Riceviamo e pubblichiamo il ricordo di don Aldo Rabino di Beppe Gandolfo, che con il cappellano granata ha di recente scritto due libri: “Il mio Toro, la mia missione” e “Il Toro che vorrei”

 

Ciao don,

 

sento già il tuo rimbotto benevolo “non piangete per me ma pregate e continuate le mie opere”..Eppure le lacrime continuano a scendere e non riesco a fermarle. Te ne sei andato troppo presto, 76 anni sono davvero pochi. Ma alla fine hai avuto due regali: hai chiuso gli occhi nella tua Maen, l’ Oasi che avevi creato dal nulla in Valtournanche per i ragazzi.

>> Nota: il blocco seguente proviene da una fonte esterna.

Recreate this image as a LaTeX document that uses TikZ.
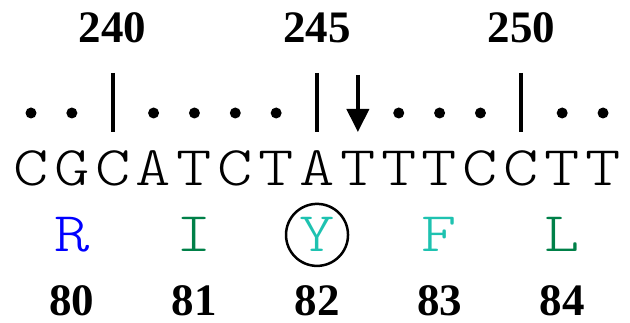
\documentclass[tikz,border=0pt]{standalone}
\usepackage{fontspec}
\setmainfont{Liberation Serif}
\newfontfamily\seqfont[FakeStretch=1.2]{Latin Modern Mono Light}
\usetikzlibrary{positioning,arrows.meta}
\definecolor{aablue}{RGB}{0,0,255}
\definecolor{aagreen}{RGB}{0,128,72}
\definecolor{aateal}{RGB}{30,194,176}

\begin{document}
\begin{tikzpicture}[x=1pt,y=-1pt]
  % Settings
  \tikzset{
    txt/.style={inner sep=0pt, outer sep=0pt, anchor=base},
    nt/.style={txt, font=\seqfont\fontsize{56}{56}\selectfont},
    aa/.style={nt},
    num/.style={txt, font=\fontsize{45}{45}\selectfont\bfseries},
    dot/.style={circle, fill, inner sep=0pt, minimum size=11pt},
    tick/.style={line width=4pt},
    hit/.style={draw, circle, line width=2.5pt, minimum size=62pt, inner sep=0pt},
  }
  \useasboundingbox (0,0) rectangle (630,323);
  % Sequence
  \foreach \c [count=\i from 0] in {C,G,C,A,T,C,T,A,T,T,T,C,C,T,T} {\node[nt] (n\i) at (31+40.86*\i,186) {\c};}
  % Dots
  \foreach \i in {0,1,3,4,5,6,9,10,11,13,14} {\node[dot] (d\i) at (31+40.86*\i,113) {};}
  % Ticks and positions
  \foreach \i/\n in {2/240,7/245,12/250} {
    \node[num] (p\n) at (31+40.86*\i,43) {\n};
    \coordinate (t\n) at (31+40.86*\i,73);
    \coordinate (b\n) at (31+40.86*\i,132);
    \draw[tick] (t\n) -- (b\n);
  }
  % Cut site
  \coordinate (cut) at (31+40.86*8,75);
  \coordinate (cutend) at (31+40.86*8,132);
  \draw[tick, -{Triangle[width=22pt,length=23pt]}] (cut) -- (cutend);
  % Amino acids
  \foreach \a/\col/\n [count=\k from 0] in {R/aablue/80,I/aagreen/81,Y/aateal/82,F/aateal/83,L/aagreen/84} {
    \node[aa, text=\col] (aa\n) at (31+40.86*1+122.58*\k,252) {\a};
    \node[num] (r\n) at (31+40.86*1+122.58*\k,316) {\n};
  }
  \node[hit] (mut) at (aa82.center) {};
\end{tikzpicture}
\end{document}
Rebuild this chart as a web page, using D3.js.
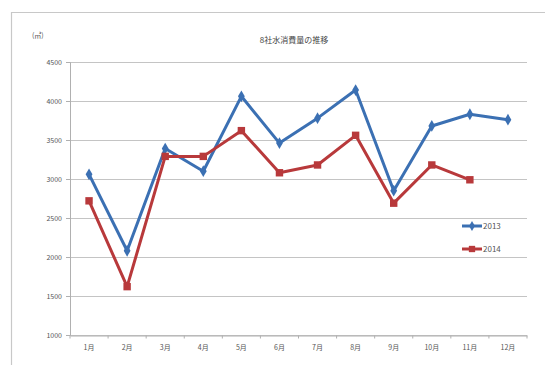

E così te ne sei andato attorniato dai tuoi giovani.

La tua è stata una vita spesa per i giovani: dai malati di lebbra del Mato Grosso agli adolescenti dell’oratorio di Borgo San Paolo, dai ragazzi del Laura Vicuna di Rivalta e Orbassano ai tuoi prediletti, quelli granata, quelli del Toro.

All’ età di 10 anni eri orfano, in colonia a Loano, e quel 4 maggio del 1949 fosti l’ultimo a veder passare l’aereo del Grande Torino, prima dello schianto di Superga. Quasi una premonizione. Il Toro sarebbe stata tutta la tua vita. Più di 40 anni di padre spirituale per tutte le squadre granata. Anche in questo noi del Toro siamo diversi: l’ unica società professionistica ad avere un padre spirituale. Un punto di riferimento per chi cresce con quella maglia addosso, per chi arriva in Prima Squadra, per i presidenti, per gli allenatori, per i dirigenti e per le migliaia di Toro Club sparsi in tutta Italia. Quanti chilometri abbiamo fatto insieme negli ultimi tre anni per una serata, una cena, una bevuta, un rincuorarsi a vicenda con i fratelli granata.

Al Toro siamo stati capaci di contestare tutto e tutti. Abbiamo saputo criticare i nostri beniamini in campo, in panchina, alla dirigenza. Ma non ho mai sentito levarsi un appunto nei tuoi confronti . Mai! Perché tu eri del Toro. Punto e basta. La maglia granata veniva prima di tutto e tutti. Non ti sei mai asservito a questa o quella cordata. Sempre e solo Toro.

E hai speso fino all’ultima goccia della tua vita per il Toro. Negli ultimi tempi i medici ti avevano raccomandato un po’ di riposo. Quel salire e scendere in macchina quasi ogni giorno dai 1300 metri di Maen fino a Torino pesavano sulla tua pressione. Ma c’era sempre un funerale, un rosario, un incontro con la Squadra Primavera, un ritrovo di un Toro Club a cui non potevi mancare. “Come faccio a dire di no…” mi dicevi. E’ stata questa la tua vita. Spendersi per gli altri fino all’ultimo minuto.

Il tuo Toro era quello che sul campo dava anche l’anima, si spremeva fino all’ultima goccia di sudore, che buttava il cuore oltre l’ostacolo. Perché tu eri così. “Non mi servono soldi – ripetevi sempre – datemi uomini che vivano con passione e buone idee e qualcosa realizzeremo”.

Avevi ancora tanti sogni nel cassetto. Stavamo già lavorando a un altro libro. A 40 anni dallo scudetto del 76 volevi che raccontassimo il Toro della gente. E la gente del Toro ha bisogno della sua casa, il Filadelfia. A nome di tanti tifosi del Toro ti prometto che il Filadelfia risorgerà. Perché non si sogna mai abbastanza e solo alla fine della vita si coglie il frutto delle opere buone.

 

Ciao don,

per finire voglio ricordare le tue parole.

 “Devo dire grazie al Toro a cui ho dato molto ma che anche più mi ha restituito. Così è stato e ho vissuto la mia vita. Il domani me lo auguro ancora lungo, tanto lungo, perché sono ancora molte le cose da fare e i sogni da realizzare. Soprattutto me lo auguro insieme a voi. E con la bandiera granata!”